**Information provided**
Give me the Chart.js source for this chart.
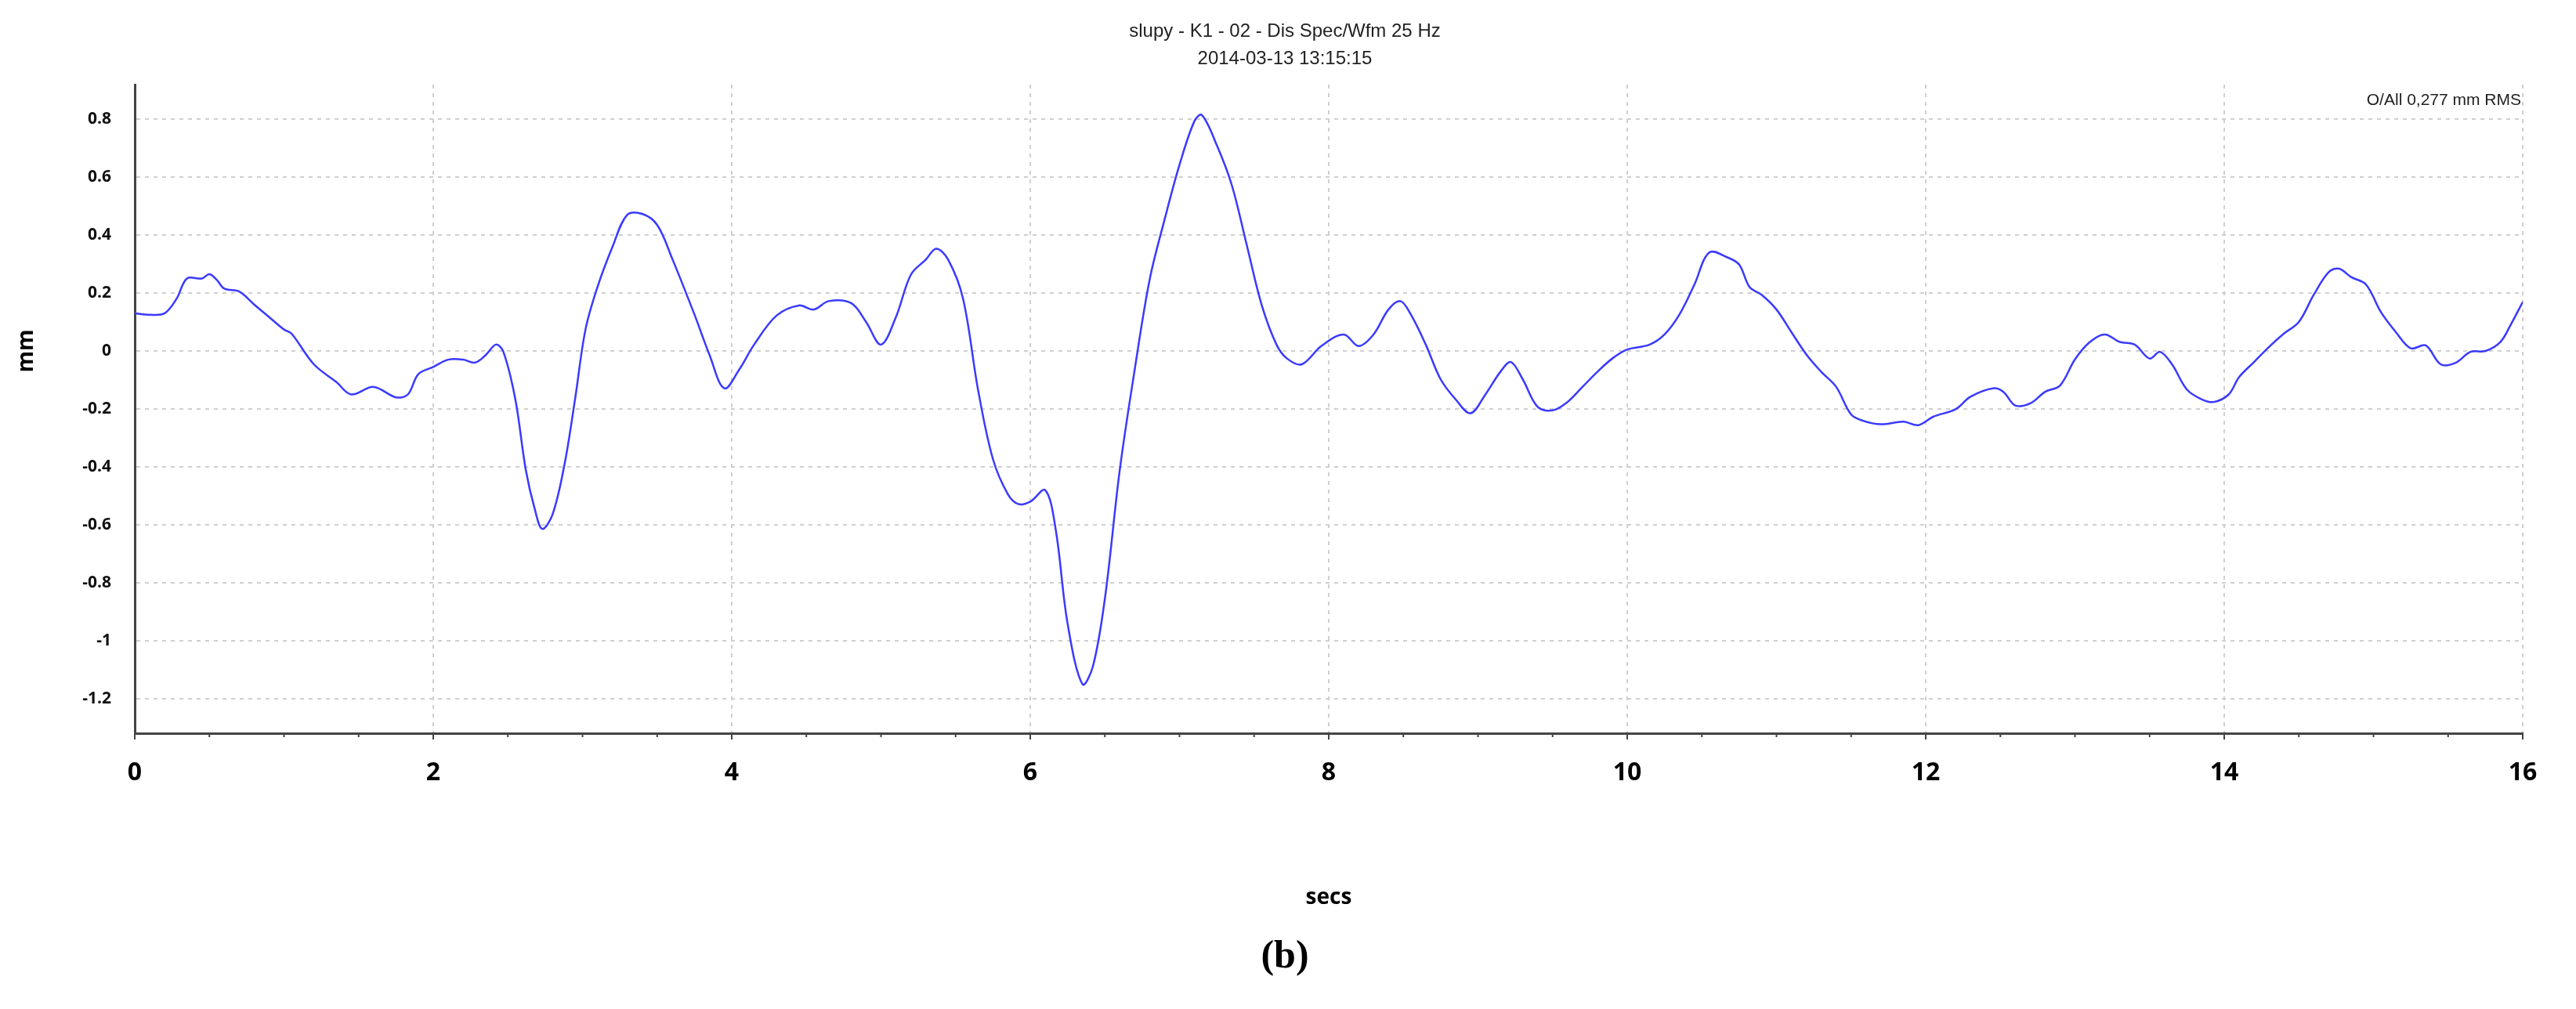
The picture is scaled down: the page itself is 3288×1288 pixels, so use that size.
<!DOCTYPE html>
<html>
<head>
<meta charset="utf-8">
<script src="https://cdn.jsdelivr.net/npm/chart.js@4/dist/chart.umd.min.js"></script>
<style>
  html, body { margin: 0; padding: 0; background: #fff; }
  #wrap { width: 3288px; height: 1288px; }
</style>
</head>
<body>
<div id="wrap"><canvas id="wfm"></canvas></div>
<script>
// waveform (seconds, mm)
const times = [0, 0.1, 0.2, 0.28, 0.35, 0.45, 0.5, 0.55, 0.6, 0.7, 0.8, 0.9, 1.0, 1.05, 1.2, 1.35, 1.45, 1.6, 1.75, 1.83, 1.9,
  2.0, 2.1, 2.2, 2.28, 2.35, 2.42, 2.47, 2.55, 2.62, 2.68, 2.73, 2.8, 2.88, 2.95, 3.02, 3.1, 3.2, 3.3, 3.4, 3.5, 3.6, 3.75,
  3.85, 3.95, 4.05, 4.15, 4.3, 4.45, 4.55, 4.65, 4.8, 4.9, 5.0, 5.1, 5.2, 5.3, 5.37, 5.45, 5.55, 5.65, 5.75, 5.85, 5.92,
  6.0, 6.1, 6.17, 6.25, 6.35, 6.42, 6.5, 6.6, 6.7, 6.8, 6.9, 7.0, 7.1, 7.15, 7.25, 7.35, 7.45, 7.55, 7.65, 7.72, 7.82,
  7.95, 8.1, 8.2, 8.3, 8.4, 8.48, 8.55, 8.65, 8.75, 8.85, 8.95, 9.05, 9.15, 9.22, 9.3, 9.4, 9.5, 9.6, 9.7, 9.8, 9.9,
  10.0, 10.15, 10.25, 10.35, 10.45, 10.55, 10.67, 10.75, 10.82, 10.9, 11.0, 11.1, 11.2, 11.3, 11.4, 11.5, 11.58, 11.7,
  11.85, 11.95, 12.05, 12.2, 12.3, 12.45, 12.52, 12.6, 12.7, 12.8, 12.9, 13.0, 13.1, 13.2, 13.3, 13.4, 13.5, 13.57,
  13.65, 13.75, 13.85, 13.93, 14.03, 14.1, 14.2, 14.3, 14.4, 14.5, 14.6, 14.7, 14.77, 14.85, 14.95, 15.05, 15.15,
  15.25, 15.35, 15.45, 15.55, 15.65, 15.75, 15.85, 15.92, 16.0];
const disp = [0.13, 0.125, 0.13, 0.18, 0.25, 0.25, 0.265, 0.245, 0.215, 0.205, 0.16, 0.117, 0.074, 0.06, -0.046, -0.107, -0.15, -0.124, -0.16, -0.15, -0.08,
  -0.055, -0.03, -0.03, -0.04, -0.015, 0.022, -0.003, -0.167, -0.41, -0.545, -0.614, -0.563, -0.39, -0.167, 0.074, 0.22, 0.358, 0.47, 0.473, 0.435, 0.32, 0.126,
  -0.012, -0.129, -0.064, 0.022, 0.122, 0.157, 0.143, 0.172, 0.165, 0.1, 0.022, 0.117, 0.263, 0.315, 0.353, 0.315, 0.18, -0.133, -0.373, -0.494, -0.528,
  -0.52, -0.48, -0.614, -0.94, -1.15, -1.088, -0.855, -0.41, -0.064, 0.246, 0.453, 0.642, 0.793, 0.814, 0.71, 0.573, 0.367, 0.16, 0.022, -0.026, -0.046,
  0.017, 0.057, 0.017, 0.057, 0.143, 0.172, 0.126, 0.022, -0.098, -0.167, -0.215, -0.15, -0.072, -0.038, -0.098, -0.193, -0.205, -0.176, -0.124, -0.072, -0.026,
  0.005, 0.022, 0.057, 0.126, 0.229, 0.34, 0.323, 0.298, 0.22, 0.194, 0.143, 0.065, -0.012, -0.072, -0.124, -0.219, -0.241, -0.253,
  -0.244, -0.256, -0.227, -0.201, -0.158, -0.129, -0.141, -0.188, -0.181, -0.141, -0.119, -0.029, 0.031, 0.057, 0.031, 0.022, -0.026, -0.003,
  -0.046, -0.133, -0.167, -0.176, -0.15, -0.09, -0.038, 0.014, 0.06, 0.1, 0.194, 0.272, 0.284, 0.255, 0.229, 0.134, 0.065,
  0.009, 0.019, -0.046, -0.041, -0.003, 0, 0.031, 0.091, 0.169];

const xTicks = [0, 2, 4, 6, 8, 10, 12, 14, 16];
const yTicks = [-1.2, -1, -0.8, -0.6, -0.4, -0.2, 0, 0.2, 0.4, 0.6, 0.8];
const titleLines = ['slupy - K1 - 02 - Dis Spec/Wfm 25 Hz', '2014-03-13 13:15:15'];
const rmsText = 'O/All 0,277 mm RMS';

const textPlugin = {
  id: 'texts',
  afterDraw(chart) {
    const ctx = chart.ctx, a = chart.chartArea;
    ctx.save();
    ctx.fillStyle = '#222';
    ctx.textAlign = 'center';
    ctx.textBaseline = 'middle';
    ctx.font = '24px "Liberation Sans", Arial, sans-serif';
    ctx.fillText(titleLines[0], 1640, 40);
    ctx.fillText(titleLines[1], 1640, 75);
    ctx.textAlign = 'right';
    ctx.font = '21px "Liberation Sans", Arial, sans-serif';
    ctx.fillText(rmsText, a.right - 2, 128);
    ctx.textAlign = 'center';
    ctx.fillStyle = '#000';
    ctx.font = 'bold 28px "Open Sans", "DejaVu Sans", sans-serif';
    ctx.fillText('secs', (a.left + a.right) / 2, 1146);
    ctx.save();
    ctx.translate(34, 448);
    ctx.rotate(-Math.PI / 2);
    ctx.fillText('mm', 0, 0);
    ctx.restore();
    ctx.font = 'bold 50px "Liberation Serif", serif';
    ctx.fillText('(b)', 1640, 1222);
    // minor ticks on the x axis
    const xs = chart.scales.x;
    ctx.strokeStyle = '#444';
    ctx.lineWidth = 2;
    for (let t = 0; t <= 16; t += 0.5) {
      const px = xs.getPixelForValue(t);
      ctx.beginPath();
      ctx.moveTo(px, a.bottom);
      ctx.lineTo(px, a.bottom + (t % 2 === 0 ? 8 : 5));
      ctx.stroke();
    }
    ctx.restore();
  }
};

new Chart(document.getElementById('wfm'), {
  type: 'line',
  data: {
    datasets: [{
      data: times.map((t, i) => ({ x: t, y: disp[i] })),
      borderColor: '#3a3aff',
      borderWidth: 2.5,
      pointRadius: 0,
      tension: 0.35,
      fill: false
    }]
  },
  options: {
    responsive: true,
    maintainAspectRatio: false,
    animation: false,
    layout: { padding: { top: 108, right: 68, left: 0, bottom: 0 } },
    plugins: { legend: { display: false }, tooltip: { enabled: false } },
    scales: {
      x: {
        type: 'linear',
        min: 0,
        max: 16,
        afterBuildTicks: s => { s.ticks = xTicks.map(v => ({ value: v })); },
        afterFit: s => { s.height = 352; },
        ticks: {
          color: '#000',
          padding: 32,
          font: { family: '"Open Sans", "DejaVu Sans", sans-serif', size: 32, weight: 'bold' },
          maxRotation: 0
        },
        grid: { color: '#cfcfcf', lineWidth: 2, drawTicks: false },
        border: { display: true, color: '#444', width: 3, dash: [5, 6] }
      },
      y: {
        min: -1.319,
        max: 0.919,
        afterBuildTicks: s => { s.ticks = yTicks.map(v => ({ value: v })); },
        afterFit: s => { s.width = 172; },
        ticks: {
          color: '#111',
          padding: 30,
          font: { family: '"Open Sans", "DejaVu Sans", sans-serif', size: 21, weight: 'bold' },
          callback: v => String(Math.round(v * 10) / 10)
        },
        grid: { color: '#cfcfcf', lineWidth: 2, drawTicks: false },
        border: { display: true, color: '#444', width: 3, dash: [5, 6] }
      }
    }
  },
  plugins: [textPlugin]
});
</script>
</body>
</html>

**Goal of the exercise**
How many of the listing's lines contain "picture"? Respond with a single number and nothing else.

**Reply**
1